Yarn bombs are friendly attacks on lampposts, stop signs and other urban signage. Utah carefully crochets sweater-like fabric around the poles in bright, cheerful colours.
For Utah, because of their handmade and unique nature, yarn bombs often open dialogue among residents of the neighborhood and make the urban landscape more personal. “It’s up to us to transform [the city’s landscape],” she said.
“My favorite place to [yarn bomb] is on no-stopping signs, because I find it such a funny thing that you have to move—you have to keep moving. I find that really intriguing in my own artistic practice,” Utah said.

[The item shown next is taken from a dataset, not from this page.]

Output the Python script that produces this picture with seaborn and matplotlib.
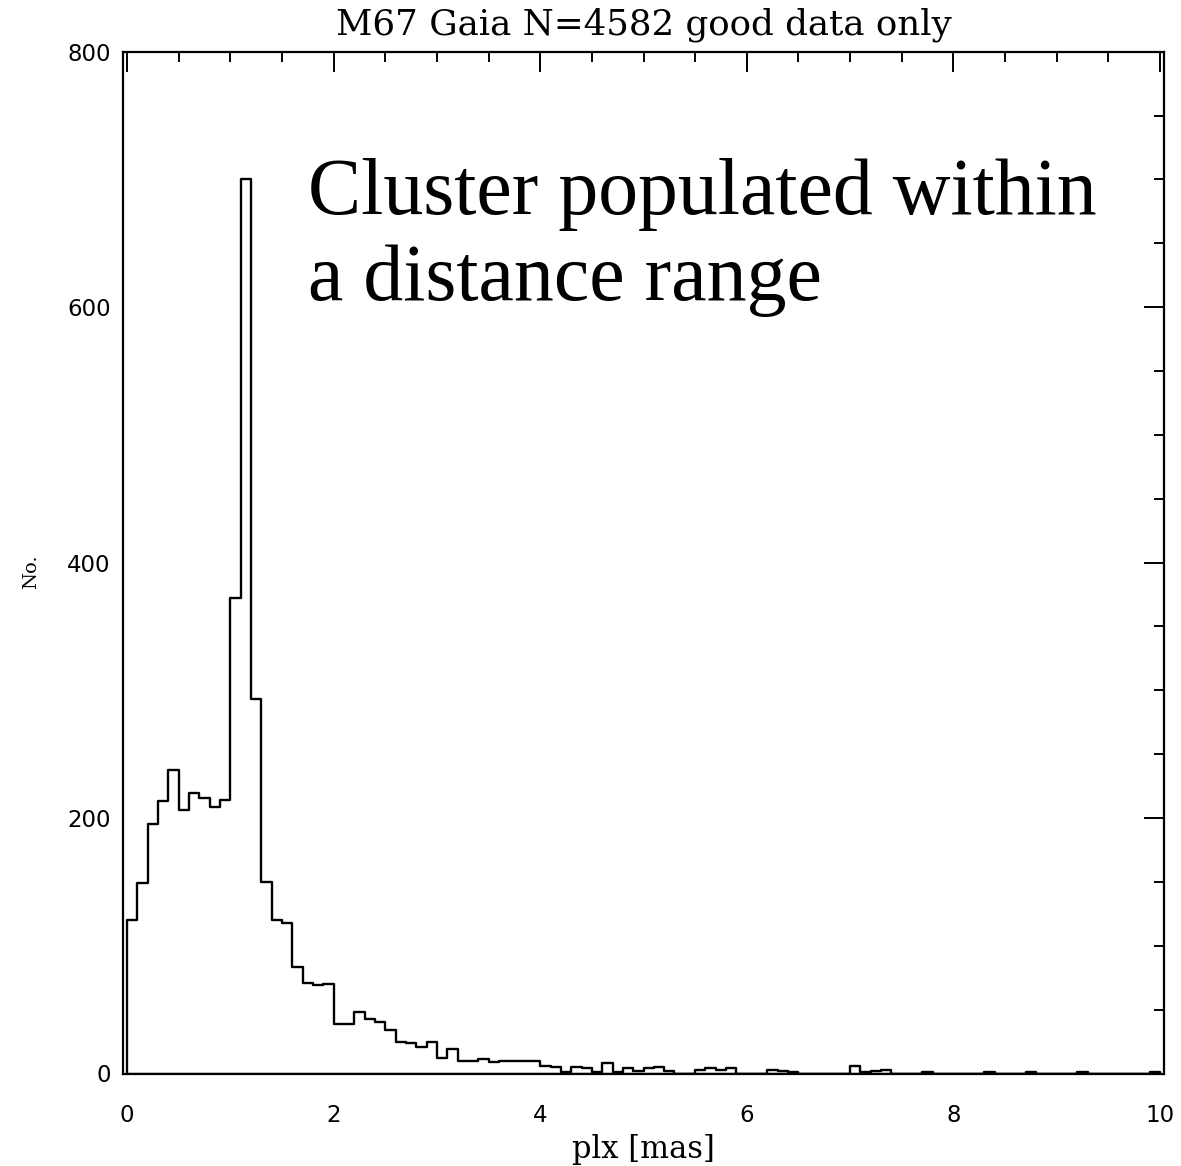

The yarn bombs can last up to a couple of years and survive the Montreal winters without fading in colour. According to Utah, the bombs usually last a while, and if they are taken down, it’s either by the city or by the community.
On Thursday, this Concordia fiber arts student and conceptual artist is launching her ‘zine, a yarn bombing how-to and hosting a vernissage for her new exhibit, Luxation, at gallery Usine 106u.
The ‘zine is sewn by hand, drawn and put together by Utah.
“It is a sort of manifesto,” she said. “Except it’s very much more personal.”
The ‘zine has a call-to-arms tone that, according to the artist, is supposed to inspire people to be proactive and make a difference in their communities.
“I made the ‘zine as a sort of history as to why I yarn bomb, and it’s also a how-to, how people can tag immovable objects in their city to make them more colourful, a little softer, a little bit more surprising,” she said.
Luxation takes a gentler look at generally aggressive and violent items. Composed of crocheted weapons like a giant AK-47 pillow, hand grenades, a morning-star mace, a chainsaw and an axe, Utah uses “a lot of really bright colors so it comes across as really comical. It’s almost like a joke,” she said.
The juxtaposition between metal and yarn—hard and soft, rigid and fluffy—is a motif in Utah’s art. “Life is so uncomfortable and so painful already,” said Utah. “I want to make really comfortable art and stuff that can cause people to be like ‘Ah, I can take a moment and actually enjoy what I’m looking at, so it’s not so loud and abrasive.’
“I just want to do my own thing and let other people know that whatever they can do, they can do it—the possibilities are endless, and you are the only person who can make your own world.”
The vernissage and ‘zine launch is happening Thursday, Oct. 7 at Usine 106u (160 Roy St. E.)